|Ph.D Student||Elka Arie|
|Subject||A Synthesis and Modeling Approach for Micro-|
Electromechanical Filters Using Structural
|Department||Department of Mechanical Engineering||Supervisor||Professor Izhak Bucher|
|Full Thesis text|
This work deals with the design and topology optimization of micro-electromechanical systems (MEMS) acting as filters by employing structural dynamics concepts.
In the wireless communication field, the integration of filters in the electronic circuit plays a major role in the construction of modern, high performance transceivers. Filters are one of the most important elements in frequency selective circuits. The advance in micromachining manufacturing processes has enabled the integration of micromechanical filters made of silicon in these circuits. MEMS has the potential to replace signal processing circuits that require narrow band-width (high-Q), good signal to noise ratio, and stable temperature and aging characteristics. Recently MEMS filters have been shown to be superior to conventional electrical component in terms of signal quality and energy consumption and size.
It has been shown that the design topology of basic two-port network with lossless mechanical system and modeling approach of electrical models in electrical terms, mechanical models in mechanical terms seems to capture the best of the two 'worlds'. This modeling is in contradiction to the usual modeling in terms of an electrical circuit via the exploitation of mechanical-electrical analogies and conveniently implemented in a circuit simulator.

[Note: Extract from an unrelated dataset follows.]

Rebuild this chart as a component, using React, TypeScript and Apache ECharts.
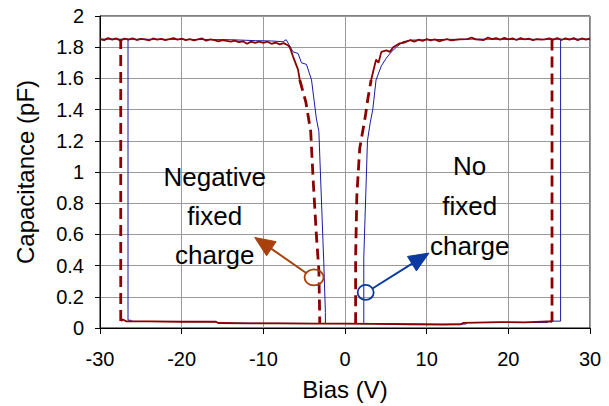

In the research, novel topologies for mechanical filters, and new conceptual design and synthesis approach are developed. Several configurations have been studied. A multi-degree of freedom system for mechanical filter is tailored to possess superior dynamical behavior that can produce higher order filters with improved characteristic (such as sharp roll off, better stop-band rejection, etc.). This novel topology can be operated with several different combinations of spatial actuation, sensing and damping. Each of these actuation/sensing combinations can create for the same mechanical filter design a unique spectral shaping.
The research also addresses the optimal shape design of segmented spatial sensors and actuators that excite selected mode shapes in real time and perform modal filtering. It is shown that a precise model-based optimization stage, overcomes the inaccurate implementation of the theoretical solution. An effort has been made to develop a practical method to design an RF-MEMS filter that has the ability to tune the shaped electrodes, which can reduce the modeling errors in the filter computation i.e. fringing field and implementation due to the discretization of the continuous model.
These methods can lead to a general design methodology and provide design guidelines.
The proposed methods are analyzed and simulated for 2D and 3D structures to illustrate their usefulness.